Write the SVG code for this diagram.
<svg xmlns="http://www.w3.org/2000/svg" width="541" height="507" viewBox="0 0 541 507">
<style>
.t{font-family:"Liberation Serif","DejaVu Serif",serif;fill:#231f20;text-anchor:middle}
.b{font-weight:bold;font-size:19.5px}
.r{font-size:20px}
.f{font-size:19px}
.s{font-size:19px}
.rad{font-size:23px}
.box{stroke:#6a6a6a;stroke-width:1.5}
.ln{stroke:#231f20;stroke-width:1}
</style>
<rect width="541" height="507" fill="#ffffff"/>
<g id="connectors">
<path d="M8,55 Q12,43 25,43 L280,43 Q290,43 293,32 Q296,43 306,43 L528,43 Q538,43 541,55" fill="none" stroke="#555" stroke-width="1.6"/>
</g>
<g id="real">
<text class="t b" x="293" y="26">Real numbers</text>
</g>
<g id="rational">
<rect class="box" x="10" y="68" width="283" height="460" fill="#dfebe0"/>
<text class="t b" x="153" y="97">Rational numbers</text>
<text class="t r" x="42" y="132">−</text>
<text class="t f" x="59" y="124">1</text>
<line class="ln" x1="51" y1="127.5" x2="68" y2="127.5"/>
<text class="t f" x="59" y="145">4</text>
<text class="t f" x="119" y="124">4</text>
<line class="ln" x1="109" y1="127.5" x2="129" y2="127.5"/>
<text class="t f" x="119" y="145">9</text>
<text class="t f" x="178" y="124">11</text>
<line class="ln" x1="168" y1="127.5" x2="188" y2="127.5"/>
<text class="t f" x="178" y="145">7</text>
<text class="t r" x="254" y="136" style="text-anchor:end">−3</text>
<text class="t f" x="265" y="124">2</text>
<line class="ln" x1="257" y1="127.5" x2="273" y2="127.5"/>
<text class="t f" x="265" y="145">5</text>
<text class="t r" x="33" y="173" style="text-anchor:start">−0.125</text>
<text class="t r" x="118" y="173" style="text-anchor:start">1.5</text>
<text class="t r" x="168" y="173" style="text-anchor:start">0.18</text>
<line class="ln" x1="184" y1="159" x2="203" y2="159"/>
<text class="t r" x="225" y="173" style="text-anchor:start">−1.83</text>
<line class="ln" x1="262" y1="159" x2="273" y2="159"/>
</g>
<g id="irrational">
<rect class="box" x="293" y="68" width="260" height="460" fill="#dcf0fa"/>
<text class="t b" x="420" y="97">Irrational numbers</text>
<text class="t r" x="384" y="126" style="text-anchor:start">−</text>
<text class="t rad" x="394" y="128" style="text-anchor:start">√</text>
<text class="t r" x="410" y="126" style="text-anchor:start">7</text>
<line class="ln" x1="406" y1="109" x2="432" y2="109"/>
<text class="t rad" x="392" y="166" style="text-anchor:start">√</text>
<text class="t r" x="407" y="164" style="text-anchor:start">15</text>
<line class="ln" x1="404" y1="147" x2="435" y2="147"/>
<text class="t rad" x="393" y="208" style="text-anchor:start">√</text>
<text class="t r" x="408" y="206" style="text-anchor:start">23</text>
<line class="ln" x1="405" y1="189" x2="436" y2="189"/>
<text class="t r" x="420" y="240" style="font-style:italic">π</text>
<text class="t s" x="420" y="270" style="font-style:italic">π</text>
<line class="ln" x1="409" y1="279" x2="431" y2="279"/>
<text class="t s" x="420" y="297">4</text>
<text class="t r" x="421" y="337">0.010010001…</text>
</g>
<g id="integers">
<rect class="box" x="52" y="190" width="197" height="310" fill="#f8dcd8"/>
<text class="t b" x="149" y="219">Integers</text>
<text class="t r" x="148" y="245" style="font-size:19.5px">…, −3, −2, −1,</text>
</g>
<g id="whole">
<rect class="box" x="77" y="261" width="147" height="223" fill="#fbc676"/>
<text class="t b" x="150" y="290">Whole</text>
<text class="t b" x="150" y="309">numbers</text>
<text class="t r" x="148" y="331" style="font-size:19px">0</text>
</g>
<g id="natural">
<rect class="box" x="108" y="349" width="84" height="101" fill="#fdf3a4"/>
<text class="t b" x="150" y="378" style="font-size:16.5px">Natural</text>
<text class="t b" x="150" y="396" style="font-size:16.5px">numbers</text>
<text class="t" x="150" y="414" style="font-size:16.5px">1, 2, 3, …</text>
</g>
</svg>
____
GIVEN PROBLEM:
Output the full listing exactly as it stands.

RESPONSE TO THIS EXERCISE:
Write the SVG code for this diagram.
<svg xmlns="http://www.w3.org/2000/svg" width="541" height="507" viewBox="0 0 541 507">
<style>
.t{font-family:"Liberation Serif","DejaVu Serif",serif;fill:#231f20;text-anchor:middle}
.b{font-weight:bold;font-size:19.5px}
.r{font-size:20px}
.f{font-size:19px}
.s{font-size:19px}
.rad{font-size:23px}
.box{stroke:#6a6a6a;stroke-width:1.5}
.ln{stroke:#231f20;stroke-width:1}
</style>
<rect width="541" height="507" fill="#ffffff"/>
<g id="connectors">
<path d="M8,55 Q12,43 25,43 L280,43 Q290,43 293,32 Q296,43 306,43 L528,43 Q538,43 541,55" fill="none" stroke="#555" stroke-width="1.6"/>
</g>
<g id="real">
<text class="t b" x="293" y="26">Real numbers</text>
</g>
<g id="rational">
<rect class="box" x="10" y="68" width="283" height="460" fill="#dfebe0"/>
<text class="t b" x="153" y="97">Rational numbers</text>
<text class="t r" x="42" y="132">−</text>
<text class="t f" x="59" y="124">1</text>
<line class="ln" x1="51" y1="127.5" x2="68" y2="127.5"/>
<text class="t f" x="59" y="145">4</text>
<text class="t f" x="119" y="124">4</text>
<line class="ln" x1="109" y1="127.5" x2="129" y2="127.5"/>
<text class="t f" x="119" y="145">9</text>
<text class="t f" x="178" y="124">11</text>
<line class="ln" x1="168" y1="127.5" x2="188" y2="127.5"/>
<text class="t f" x="178" y="145">7</text>
<text class="t r" x="254" y="136" style="text-anchor:end">−3</text>
<text class="t f" x="265" y="124">2</text>
<line class="ln" x1="257" y1="127.5" x2="273" y2="127.5"/>
<text class="t f" x="265" y="145">5</text>
<text class="t r" x="33" y="173" style="text-anchor:start">−0.125</text>
<text class="t r" x="118" y="173" style="text-anchor:start">1.5</text>
<text class="t r" x="168" y="173" style="text-anchor:start">0.18</text>
<line class="ln" x1="184" y1="159" x2="203" y2="159"/>
<text class="t r" x="225" y="173" style="text-anchor:start">−1.83</text>
<line class="ln" x1="262" y1="159" x2="273" y2="159"/>
</g>
<g id="irrational">
<rect class="box" x="293" y="68" width="260" height="460" fill="#dcf0fa"/>
<text class="t b" x="420" y="97">Irrational numbers</text>
<text class="t r" x="384" y="126" style="text-anchor:start">−</text>
<text class="t rad" x="394" y="128" style="text-anchor:start">√</text>
<text class="t r" x="410" y="126" style="text-anchor:start">7</text>
<line class="ln" x1="406" y1="109" x2="432" y2="109"/>
<text class="t rad" x="392" y="166" style="text-anchor:start">√</text>
<text class="t r" x="407" y="164" style="text-anchor:start">15</text>
<line class="ln" x1="404" y1="147" x2="435" y2="147"/>
<text class="t rad" x="393" y="208" style="text-anchor:start">√</text>
<text class="t r" x="408" y="206" style="text-anchor:start">23</text>
<line class="ln" x1="405" y1="189" x2="436" y2="189"/>
<text class="t r" x="420" y="240" style="font-style:italic">π</text>
<text class="t s" x="420" y="270" style="font-style:italic">π</text>
<line class="ln" x1="409" y1="279" x2="431" y2="279"/>
<text class="t s" x="420" y="297">4</text>
<text class="t r" x="421" y="337">0.010010001…</text>
</g>
<g id="integers">
<rect class="box" x="52" y="190" width="197" height="310" fill="#f8dcd8"/>
<text class="t b" x="149" y="219">Integers</text>
<text class="t r" x="148" y="245" style="font-size:19.5px">…, −3, −2, −1,</text>
</g>
<g id="whole">
<rect class="box" x="77" y="261" width="147" height="223" fill="#fbc676"/>
<text class="t b" x="150" y="290">Whole</text>
<text class="t b" x="150" y="309">numbers</text>
<text class="t r" x="148" y="331" style="font-size:19px">0</text>
</g>
<g id="natural">
<rect class="box" x="108" y="349" width="84" height="101" fill="#fdf3a4"/>
<text class="t b" x="150" y="378" style="font-size:16.5px">Natural</text>
<text class="t b" x="150" y="396" style="font-size:16.5px">numbers</text>
<text class="t" x="150" y="414" style="font-size:16.5px">1, 2, 3, …</text>
</g>
</svg>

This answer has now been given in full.